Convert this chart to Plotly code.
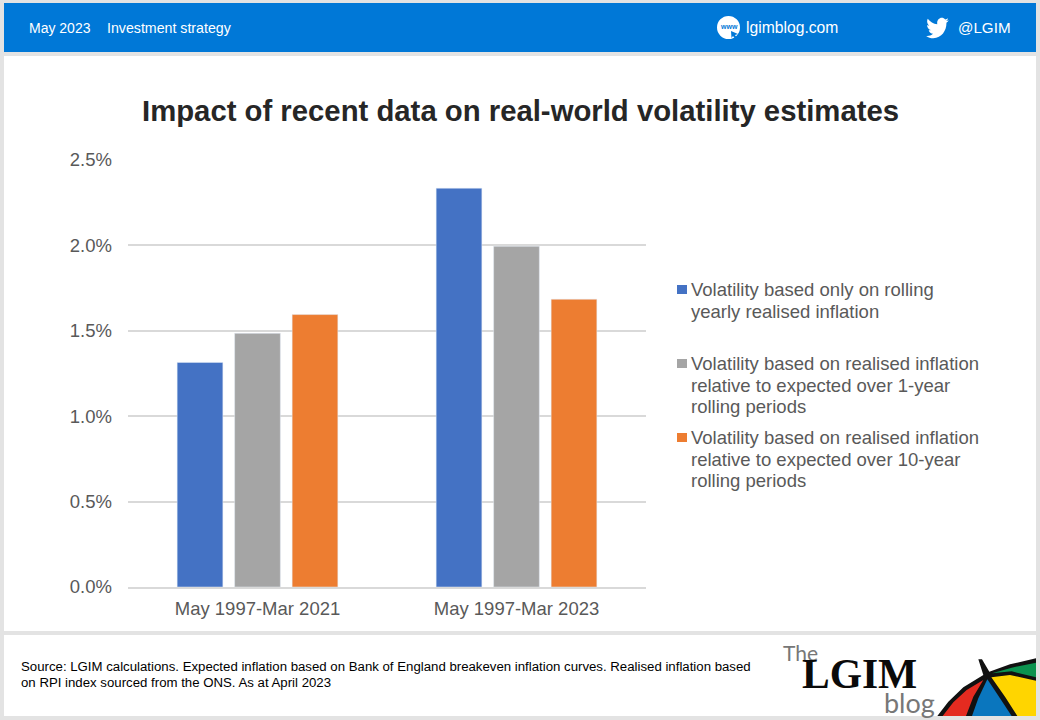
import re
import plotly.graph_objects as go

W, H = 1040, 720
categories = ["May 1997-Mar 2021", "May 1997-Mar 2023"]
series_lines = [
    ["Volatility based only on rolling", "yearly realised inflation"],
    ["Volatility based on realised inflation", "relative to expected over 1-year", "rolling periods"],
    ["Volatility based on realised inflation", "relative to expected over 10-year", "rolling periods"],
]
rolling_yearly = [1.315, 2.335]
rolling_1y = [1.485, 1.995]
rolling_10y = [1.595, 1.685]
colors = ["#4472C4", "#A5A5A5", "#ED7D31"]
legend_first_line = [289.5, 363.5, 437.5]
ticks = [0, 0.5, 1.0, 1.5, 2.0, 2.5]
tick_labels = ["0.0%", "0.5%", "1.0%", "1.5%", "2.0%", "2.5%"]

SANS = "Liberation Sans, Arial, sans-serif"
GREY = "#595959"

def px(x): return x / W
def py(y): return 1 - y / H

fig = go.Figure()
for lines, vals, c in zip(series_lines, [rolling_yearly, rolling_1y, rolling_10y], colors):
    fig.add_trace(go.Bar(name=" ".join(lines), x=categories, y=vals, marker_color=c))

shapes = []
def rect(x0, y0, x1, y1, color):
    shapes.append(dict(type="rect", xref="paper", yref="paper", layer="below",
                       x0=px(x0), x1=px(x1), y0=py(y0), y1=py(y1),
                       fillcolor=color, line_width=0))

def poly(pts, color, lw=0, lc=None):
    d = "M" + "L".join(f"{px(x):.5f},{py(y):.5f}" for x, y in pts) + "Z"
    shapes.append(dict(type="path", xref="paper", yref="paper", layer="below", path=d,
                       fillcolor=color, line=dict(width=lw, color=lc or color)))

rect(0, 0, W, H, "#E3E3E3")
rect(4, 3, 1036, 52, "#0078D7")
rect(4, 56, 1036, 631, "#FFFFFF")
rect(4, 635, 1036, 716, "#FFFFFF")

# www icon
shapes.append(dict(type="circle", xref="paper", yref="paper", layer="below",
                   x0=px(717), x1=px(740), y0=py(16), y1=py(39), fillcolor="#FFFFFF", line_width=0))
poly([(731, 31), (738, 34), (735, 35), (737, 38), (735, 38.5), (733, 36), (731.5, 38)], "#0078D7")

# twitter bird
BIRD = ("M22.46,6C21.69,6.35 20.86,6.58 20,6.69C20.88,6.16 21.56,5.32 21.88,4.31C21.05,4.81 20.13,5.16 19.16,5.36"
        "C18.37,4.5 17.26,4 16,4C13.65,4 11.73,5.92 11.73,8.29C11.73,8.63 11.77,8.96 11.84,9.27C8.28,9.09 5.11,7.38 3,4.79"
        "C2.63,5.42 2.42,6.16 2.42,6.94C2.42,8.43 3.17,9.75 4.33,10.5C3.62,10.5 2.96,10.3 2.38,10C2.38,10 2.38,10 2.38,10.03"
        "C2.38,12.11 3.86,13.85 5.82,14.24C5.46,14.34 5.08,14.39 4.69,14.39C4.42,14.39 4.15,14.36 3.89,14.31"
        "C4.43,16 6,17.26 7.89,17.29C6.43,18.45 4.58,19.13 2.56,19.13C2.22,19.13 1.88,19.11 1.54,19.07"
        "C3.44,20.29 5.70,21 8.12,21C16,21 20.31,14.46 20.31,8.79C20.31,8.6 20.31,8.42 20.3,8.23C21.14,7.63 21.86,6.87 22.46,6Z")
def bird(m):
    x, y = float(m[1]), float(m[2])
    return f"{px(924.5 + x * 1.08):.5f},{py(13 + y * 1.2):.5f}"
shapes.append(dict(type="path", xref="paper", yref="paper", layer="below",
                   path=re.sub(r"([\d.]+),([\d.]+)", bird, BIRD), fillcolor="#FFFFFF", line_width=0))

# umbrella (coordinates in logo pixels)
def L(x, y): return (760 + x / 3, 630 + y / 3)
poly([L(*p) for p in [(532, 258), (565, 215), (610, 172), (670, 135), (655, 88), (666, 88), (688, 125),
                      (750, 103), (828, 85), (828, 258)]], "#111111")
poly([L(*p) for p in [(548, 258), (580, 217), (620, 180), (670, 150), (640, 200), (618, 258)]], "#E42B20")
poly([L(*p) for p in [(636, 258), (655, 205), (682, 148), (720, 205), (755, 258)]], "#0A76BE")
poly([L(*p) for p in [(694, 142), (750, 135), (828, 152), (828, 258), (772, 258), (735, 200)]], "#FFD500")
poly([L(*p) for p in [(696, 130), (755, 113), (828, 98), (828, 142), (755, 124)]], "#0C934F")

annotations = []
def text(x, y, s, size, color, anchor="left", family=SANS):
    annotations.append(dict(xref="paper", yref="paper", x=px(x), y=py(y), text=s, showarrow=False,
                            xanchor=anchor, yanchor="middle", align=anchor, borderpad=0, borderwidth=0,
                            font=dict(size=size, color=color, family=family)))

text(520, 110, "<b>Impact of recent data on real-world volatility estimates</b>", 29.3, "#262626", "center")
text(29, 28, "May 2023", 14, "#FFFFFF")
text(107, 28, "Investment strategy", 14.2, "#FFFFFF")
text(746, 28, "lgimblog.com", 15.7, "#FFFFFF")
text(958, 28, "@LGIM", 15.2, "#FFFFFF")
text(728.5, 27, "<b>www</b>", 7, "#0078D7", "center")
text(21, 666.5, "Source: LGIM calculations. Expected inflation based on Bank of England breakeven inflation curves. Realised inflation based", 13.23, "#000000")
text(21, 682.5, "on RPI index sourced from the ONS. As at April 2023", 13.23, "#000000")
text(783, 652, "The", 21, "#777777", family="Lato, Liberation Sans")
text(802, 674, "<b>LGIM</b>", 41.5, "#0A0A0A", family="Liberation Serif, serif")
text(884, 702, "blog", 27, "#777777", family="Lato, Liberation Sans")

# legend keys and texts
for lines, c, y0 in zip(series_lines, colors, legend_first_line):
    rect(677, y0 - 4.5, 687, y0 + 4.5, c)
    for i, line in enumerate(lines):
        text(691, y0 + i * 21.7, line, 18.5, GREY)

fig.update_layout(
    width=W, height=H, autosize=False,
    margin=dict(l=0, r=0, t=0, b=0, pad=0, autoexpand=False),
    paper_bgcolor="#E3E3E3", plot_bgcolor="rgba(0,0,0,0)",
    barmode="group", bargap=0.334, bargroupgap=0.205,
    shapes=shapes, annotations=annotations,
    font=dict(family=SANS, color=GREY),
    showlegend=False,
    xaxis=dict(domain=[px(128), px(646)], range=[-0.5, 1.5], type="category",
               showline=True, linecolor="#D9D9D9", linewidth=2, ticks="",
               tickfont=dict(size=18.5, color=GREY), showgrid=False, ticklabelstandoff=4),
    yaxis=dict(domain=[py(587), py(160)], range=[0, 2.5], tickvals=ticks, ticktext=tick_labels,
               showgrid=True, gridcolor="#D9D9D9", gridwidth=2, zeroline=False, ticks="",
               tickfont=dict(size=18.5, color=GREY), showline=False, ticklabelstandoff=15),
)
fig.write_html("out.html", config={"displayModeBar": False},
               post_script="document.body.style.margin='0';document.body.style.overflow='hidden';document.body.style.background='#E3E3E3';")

---

• [Set problem]: Reproduce the data above word for word from its first line through the line that holds "import plotly.graph_objects as go", both ends included; skip pictures.

• [Task response]:
Convert this chart to Plotly code.
import re
import plotly.graph_objects as go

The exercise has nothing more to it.